When I told my family and friends, they were like, 'You work with weird people. Do they have any friends outside of work? They just want attention so bad'

 

G, why are you so bothered by this? why not: 'hey, congratulations'; listen to her babble on for a couple of moments; then move on with your life.

 

when my kids started college, some of my friends children got into high end schools (and others settled). my first went to community college. was i upset and/or angry with those that 'did better', nope. it was the best fit for my child. therefore i can be happy for those that got into 'harvard'.

 

it really appears you have not fully embraced your decision. for once you do you can share in others happiness.

 

BTW to the OP: i have said in other threads, being a parent is the worst job on earth: questioning every decision you make; the sleepless nights: when young because they will not stop crying and later when they 'out with friends'; the expense: just food alone; the stress: disagreeing with your spouse or child or...; report card day; their SO left them; crap, a concussion or broken bones; another clogged toilet; the dishes, laundry... and this is just to HS. but i still would not change it for anything. BUT totally understand why some prefer to pass.

  • Like 2
Posted
G,

 

BTW to the OP: i have said in other threads, being a parent is the worst job on earth: questioning every decision you make; the sleepless nights: when young because they will not stop crying and later when they 'out with friends'; the expense: just food alone; the stress: disagreeing with your spouse or child or...; report card day; their SO left them; crap, a concussion or broken bones; another clogged toilet; the dishes, laundry... and this is just to HS. but i still would not change it for anything. BUT totally understand why some prefer to pass.

 

 

This is what puts us off having children, the constant worry and being on edge all the time etc. Kudos to anyone who is a parent. Even when they are old enough and fly the nest, you still worry about them.

Posted
This is what puts us off having children, the constant worry and being on edge all the time etc. Kudos to anyone who is a parent. Even when they are old enough and fly the nest, you still worry about them.

 

That's only if you choose to worry about it.

Posted

Being a parent is not the worst job in the world. It may be the hardest job that you will ever love.

 

I think that people that feel that way should maybe not have had children.

  • Like 1
Posted (edited)
I am not sure that I want kids or not. One of my worries about having children is that it will negatively effect my relationship with my partner. I know for some people that having children is the most important thing in life. However, I would be A-ok if I did not procreate. That is not to say that if I had a child, I wouldn't give it a lot of love and protect it, etc. - I would.
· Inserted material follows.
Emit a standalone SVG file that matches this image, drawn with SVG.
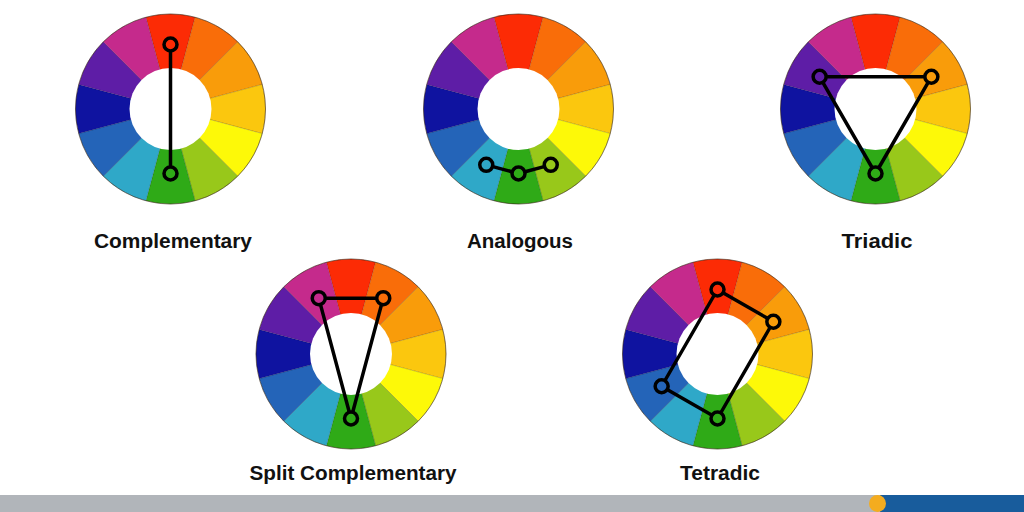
<svg xmlns="http://www.w3.org/2000/svg" xmlns:xlink="http://www.w3.org/1999/xlink" width="1024" height="512" viewBox="0 0 1024 512">
<style>
.seg{stroke:rgba(0,0,0,0.18);stroke-width:0.8}
.hole{fill:#ffffff}
.rim{fill:none;stroke:rgba(60,40,20,0.55);stroke-width:1}
.mk{fill:none;stroke:#000;stroke-width:3.5}
.ln{stroke:#000;stroke-width:3.5;stroke-linecap:round;fill:none}
.lbl{font-family:"Liberation Sans",Arial,sans-serif;font-weight:bold;font-size:19.5px;fill:#111111;text-anchor:middle}
</style>
<defs>
<g id="wheel">
<path class="seg" fill="#FC2B05" d="M0,0 L-24.59,-91.76 A95,95 0 0 1 24.59,-91.76 Z"/>
<path class="seg" fill="#F96D09" d="M0,0 L24.59,-91.76 A95,95 0 0 1 67.18,-67.18 Z"/>
<path class="seg" fill="#F99C0A" d="M0,0 L67.18,-67.18 A95,95 0 0 1 91.76,-24.59 Z"/>
<path class="seg" fill="#FBC70E" d="M0,0 L91.76,-24.59 A95,95 0 0 1 91.76,24.59 Z"/>
<path class="seg" fill="#FDF908" d="M0,0 L91.76,24.59 A95,95 0 0 1 67.18,67.18 Z"/>
<path class="seg" fill="#98C81A" d="M0,0 L67.18,67.18 A95,95 0 0 1 24.59,91.76 Z"/>
<path class="seg" fill="#2FAA17" d="M0,0 L24.59,91.76 A95,95 0 0 1 -24.59,91.76 Z"/>
<path class="seg" fill="#2FA8C8" d="M0,0 L-24.59,91.76 A95,95 0 0 1 -67.18,67.18 Z"/>
<path class="seg" fill="#2464B8" d="M0,0 L-67.18,67.18 A95,95 0 0 1 -91.76,24.59 Z"/>
<path class="seg" fill="#0F13A0" d="M0,0 L-91.76,24.59 A95,95 0 0 1 -91.76,-24.59 Z"/>
<path class="seg" fill="#5E1DA6" d="M0,0 L-91.76,-24.59 A95,95 0 0 1 -67.18,-67.18 Z"/>
<path class="seg" fill="#C52A8C" d="M0,0 L-67.18,-67.18 A95,95 0 0 1 -24.59,-91.76 Z"/>
<circle class="rim" cx="0" cy="0" r="95"/>
<circle class="hole" cx="0" cy="0" r="41"/>
</g>
</defs>
<rect width="1024" height="512" fill="#ffffff"/>

<g id="complementary">
<use xlink:href="#wheel" href="#wheel" x="170.5" y="109"/>
<circle class="mk" cx="170.5" cy="44.5" r="6.5"/>
<circle class="mk" cx="170.5" cy="173.5" r="6.5"/>
<text class="lbl" x="173" y="248" textLength="158" lengthAdjust="spacingAndGlyphs">Complementary</text>
</g>

<g id="analogous">
<use xlink:href="#wheel" href="#wheel" x="518.5" y="109"/>
<circle class="mk" cx="486.25" cy="164.86" r="6.5"/>
<circle class="mk" cx="518.5" cy="173.5" r="6.5"/>
<circle class="mk" cx="550.75" cy="164.86" r="6.5"/>
<text class="lbl" x="520" y="248" textLength="106" lengthAdjust="spacingAndGlyphs">Analogous</text>
</g>

<g id="triadic">
<use xlink:href="#wheel" href="#wheel" x="875.5" y="109"/>
<circle class="mk" cx="819.64" cy="76.75" r="6.5"/>
<circle class="mk" cx="931.36" cy="76.75" r="6.5"/>
<circle class="mk" cx="875.5" cy="173.5" r="6.5"/>
<text class="lbl" x="877" y="248" textLength="71" lengthAdjust="spacingAndGlyphs">Triadic</text>
</g>

<g id="split-complementary">
<use xlink:href="#wheel" href="#wheel" x="351" y="354"/>
<circle class="mk" cx="318.75" cy="298.14" r="6.5"/>
<circle class="mk" cx="383.25" cy="298.14" r="6.5"/>
<circle class="mk" cx="351" cy="418.5" r="6.5"/>
<text class="lbl" x="353" y="480" textLength="207" lengthAdjust="spacingAndGlyphs">Split Complementary</text>
</g>

<g id="tetradic">
<use xlink:href="#wheel" href="#wheel" x="717.5" y="354"/>
<circle class="mk" cx="717.5" cy="289.5" r="6.5"/>
<circle class="mk" cx="773.36" cy="321.75" r="6.5"/>
<circle class="mk" cx="717.5" cy="418.5" r="6.5"/>
<circle class="mk" cx="661.64" cy="386.25" r="6.5"/>
<text class="lbl" x="720" y="480" textLength="80" lengthAdjust="spacingAndGlyphs">Tetradic</text>
</g>

<g id="connectors">
<line class="ln" x1="170.5" y1="52.5" x2="170.5" y2="165.5"/>
<line class="ln" x1="493.78" y1="166.88" x2="510.97" y2="171.48"/>
<line class="ln" x1="526.03" y1="171.48" x2="543.22" y2="166.88"/>
<line class="ln" x1="827.44" y1="76.75" x2="923.56" y2="76.75"/>
<line class="ln" x1="927.46" y1="83.51" x2="879.4" y2="166.75"/>
<line class="ln" x1="871.6" y1="166.75" x2="823.54" y2="83.51"/>
<line class="ln" x1="326.55" y1="298.14" x2="375.45" y2="298.14"/>
<line class="ln" x1="381.23" y1="305.67" x2="353.02" y2="410.97"/>
<line class="ln" x1="348.98" y1="410.97" x2="320.77" y2="305.67"/>
<line class="ln" x1="724.26" y1="293.4" x2="766.6" y2="317.85"/>
<line class="ln" x1="769.46" y1="328.5" x2="721.4" y2="411.75"/>
<line class="ln" x1="710.75" y1="414.6" x2="668.4" y2="390.15"/>
<line class="ln" x1="665.54" y1="379.5" x2="713.6" y2="296.25"/>
</g>

<g id="footer">
<rect x="0" y="495" width="880" height="17" fill="#B1B5BA"/>
<rect x="880" y="495" width="144" height="17" fill="#185C9C"/>
<circle cx="877.5" cy="503.5" r="8.5" fill="#F4AC1F"/>
</g>
</svg>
It's just that I seem to have always prioritized romantic love and do not want that to be a cost of having a child.

 

So I'm wondering, how have children affected your relationship? Did it decline? Was it temporary? Did it bring you closer? What were the factors for your success or decline? For those that chose not to have children, did it decline anyway? Or are you relishing your freedom and focus on each other?

 

 

More or less - one of the main (but not only) reasons I got married when I did and to who I did. Its also why I remain committed and worked hard on the marriage - despite being hurt and let down by my wife. Its my anchor and my best last purpose in life to be a dad. I also suspect (ok I know) its also why my wife worked hard on herself and our marriage - and became a better wife and mom. I am pretty sure she would have not put in the effort to improve - and left as well without our kids.

 

I dont say this in a necessarily bad way - but rather its the glue or ties that kept us moving forward and working on things to make them better. I think some people stay for the kids - but dont really try to resolve issues - they just stay. We (mainly me) felt - we are staying so lets really try to make it work. Ships need a a destination and an anchor. Kids are ours.